=== Given problem ===
Repeat the material verbatim. Images are excluded from the copy.

=== Input rows ===
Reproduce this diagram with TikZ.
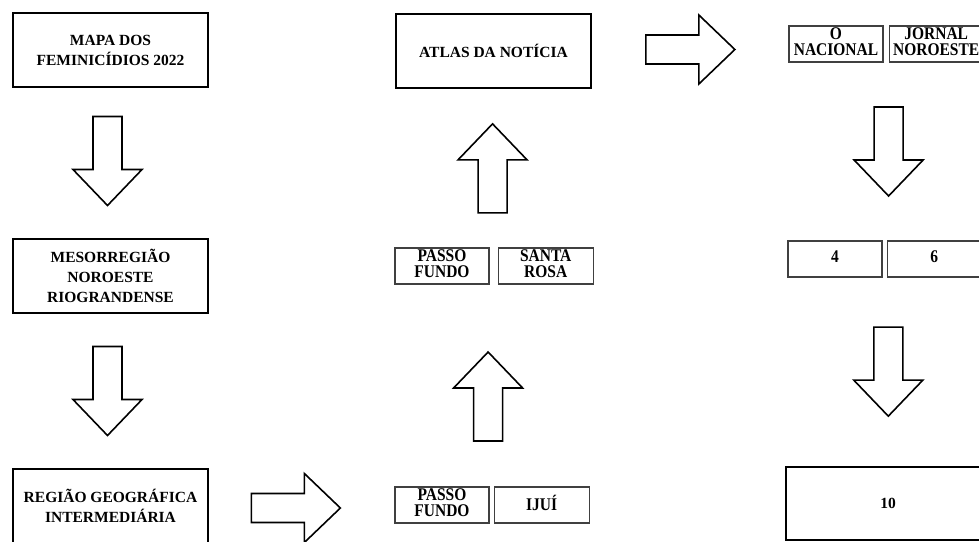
\documentclass[tikz,border=0pt]{standalone}
\usepackage{fontspec}
\setmainfont{Liberation Serif}
\usetikzlibrary{positioning, calc}

% texto das caixas pequenas, um pouco esticado na vertical
\newcommand{\esticado}[1]{\scalebox{1}[1.15]{\begin{tabular}{@{}c@{}}#1\end{tabular}}}

\tikzset{
  bigbox/.style={draw, line width=2.6pt, minimum width=195pt, minimum height=74pt,
    inner sep=0pt, align=center, font=\fontsize{15.5}{20}\selectfont\bfseries},
  smallbox/.style={draw=black!75, line width=1.2pt, minimum width=94pt, minimum height=36pt,
    inner sep=0pt, align=center, font=\fontsize{15.5}{13.5}\selectfont\bfseries},
  blockarrow/.pic={
    \draw[line width=1.6pt, fill=white]
      (-44.5,-14.5) -- (8.5,-14.5) -- (8.5,-34.5) -- (44.5,0)
      -- (8.5,34.5) -- (8.5,14.5) -- (-44.5,14.5) -- cycle;
  }
}

\begin{document}
\begin{tikzpicture}[x=1pt, y=-1pt]
  \useasboundingbox (0,0) rectangle (979,541);
  \clip (0,0) rectangle (979,541);
  % coluna esquerda
  \node[bigbox] (mapa) at (110.5,50) {MAPA DOS\\FEMINICÍDIOS 2022};
  \node[bigbox] (meso) at (110.5,276) {MESORREGIÃO\\NOROESTE\\RIOGRANDENSE};
  \node[bigbox] (regiao) at (110.5,506) {REGIÃO GEOGRÁFICA\\INTERMEDIÁRIA};
  % coluna central
  \node[smallbox] (pfb) at (442,505) {\esticado{PASSO\\FUNDO}};
  \node[smallbox, right=4pt of pfb, minimum width=95pt] (ijui) {\esticado{IJUÍ}};
  \node[smallbox] (pfa) at (442,266) {\esticado{PASSO\\FUNDO}};
  \node[smallbox, right=8pt of pfa, minimum width=95pt] (sr) {\esticado{SANTA\\ROSA}};
  \node[bigbox] (atlas) at (493.5,51) {ATLAS DA NOTÍCIA};
  % coluna direita
  \node[smallbox] (onac) at (836,44) {\esticado{O\\NACIONAL}};
  \node[smallbox, right=5pt of onac] (jornal) {\esticado{JORNAL\\NOROESTE}};
  \node[smallbox] (quatro) at (835,259) {\esticado{4}};
  \node[smallbox, right=4pt of quatro] (seis) {\esticado{6}};
  \node[bigbox, minimum width=204pt, minimum height=73pt] (dez) at (888,503.5) {10};
  % setas
  \pic[rotate=-90] at ($(mapa.south)!0.5!(meso.north)+(-3,-2)$) {blockarrow};
  \pic[rotate=-90] at ($(meso.south)!0.5!(regiao.north)+(-3,0)$) {blockarrow};
  \pic at ($(regiao.east)!0.5!(pfb.west)+(-6,2.5)$) {blockarrow};
  \pic[rotate=90] at ($(pfb.north east)!0.5!(sr.south west)+(-5.5,11)$) {blockarrow};
  \pic[rotate=90] at ($(atlas.south)!0.5!(pfa.north east)+(1,0)$) {blockarrow};
  \pic at ($(atlas.east)!0.5!(onac.west)+(0,2)$) {blockarrow};
  \pic[rotate=-90] at ($(onac.south east)!0.5!(quatro.north east)+(5.5,0)$) {blockarrow};
  \pic[rotate=-90] at ($(quatro.south east)!0.5!(dez.north)+(3,0)$) {blockarrow};
\end{tikzpicture}
\end{document}
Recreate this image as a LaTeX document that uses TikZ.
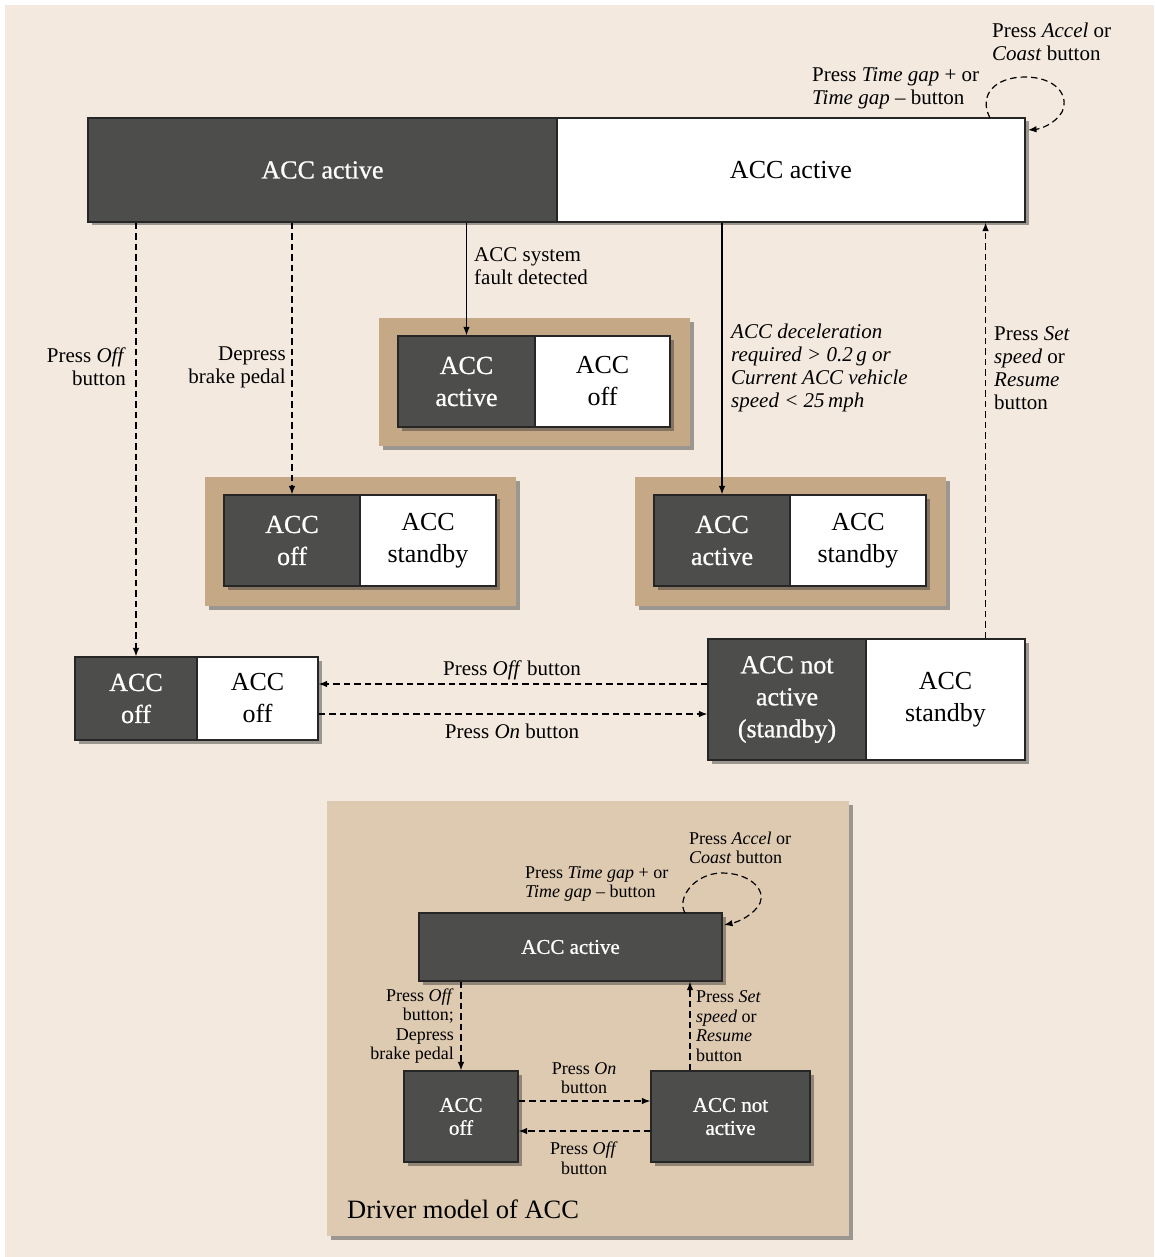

=== Exercise output ===
Reproduce this diagram with TikZ.
\documentclass[tikz,border=0pt]{standalone}
\usepackage{fontspec}
\setmainfont{Liberation Serif}
\usetikzlibrary{positioning, calc}

% texto das caixas pequenas, um pouco esticado na vertical
\newcommand{\esticado}[1]{\scalebox{1}[1.15]{\begin{tabular}{@{}c@{}}#1\end{tabular}}}

\tikzset{
  bigbox/.style={draw, line width=2.6pt, minimum width=195pt, minimum height=74pt,
    inner sep=0pt, align=center, font=\fontsize{15.5}{20}\selectfont\bfseries},
  smallbox/.style={draw=black!75, line width=1.2pt, minimum width=94pt, minimum height=36pt,
    inner sep=0pt, align=center, font=\fontsize{15.5}{13.5}\selectfont\bfseries},
  blockarrow/.pic={
    \draw[line width=1.6pt, fill=white]
      (-44.5,-14.5) -- (8.5,-14.5) -- (8.5,-34.5) -- (44.5,0)
      -- (8.5,34.5) -- (8.5,14.5) -- (-44.5,14.5) -- cycle;
  }
}

\begin{document}
\begin{tikzpicture}[x=1pt, y=-1pt]
  \useasboundingbox (0,0) rectangle (979,541);
  \clip (0,0) rectangle (979,541);
  % coluna esquerda
  \node[bigbox] (mapa) at (110.5,50) {MAPA DOS\\FEMINICÍDIOS 2022};
  \node[bigbox] (meso) at (110.5,276) {MESORREGIÃO\\NOROESTE\\RIOGRANDENSE};
  \node[bigbox] (regiao) at (110.5,506) {REGIÃO GEOGRÁFICA\\INTERMEDIÁRIA};
  % coluna central
  \node[smallbox] (pfb) at (442,505) {\esticado{PASSO\\FUNDO}};
  \node[smallbox, right=4pt of pfb, minimum width=95pt] (ijui) {\esticado{IJUÍ}};
  \node[smallbox] (pfa) at (442,266) {\esticado{PASSO\\FUNDO}};
  \node[smallbox, right=8pt of pfa, minimum width=95pt] (sr) {\esticado{SANTA\\ROSA}};
  \node[bigbox] (atlas) at (493.5,51) {ATLAS DA NOTÍCIA};
  % coluna direita
  \node[smallbox] (onac) at (836,44) {\esticado{O\\NACIONAL}};
  \node[smallbox, right=5pt of onac] (jornal) {\esticado{JORNAL\\NOROESTE}};
  \node[smallbox] (quatro) at (835,259) {\esticado{4}};
  \node[smallbox, right=4pt of quatro] (seis) {\esticado{6}};
  \node[bigbox, minimum width=204pt, minimum height=73pt] (dez) at (888,503.5) {10};
  % setas
  \pic[rotate=-90] at ($(mapa.south)!0.5!(meso.north)+(-3,-2)$) {blockarrow};
  \pic[rotate=-90] at ($(meso.south)!0.5!(regiao.north)+(-3,0)$) {blockarrow};
  \pic at ($(regiao.east)!0.5!(pfb.west)+(-6,2.5)$) {blockarrow};
  \pic[rotate=90] at ($(pfb.north east)!0.5!(sr.south west)+(-5.5,11)$) {blockarrow};
  \pic[rotate=90] at ($(atlas.south)!0.5!(pfa.north east)+(1,0)$) {blockarrow};
  \pic at ($(atlas.east)!0.5!(onac.west)+(0,2)$) {blockarrow};
  \pic[rotate=-90] at ($(onac.south east)!0.5!(quatro.north east)+(5.5,0)$) {blockarrow};
  \pic[rotate=-90] at ($(quatro.south east)!0.5!(dez.north)+(3,0)$) {blockarrow};
\end{tikzpicture}
\end{document}
Recreate this image as a LaTeX document that uses TikZ.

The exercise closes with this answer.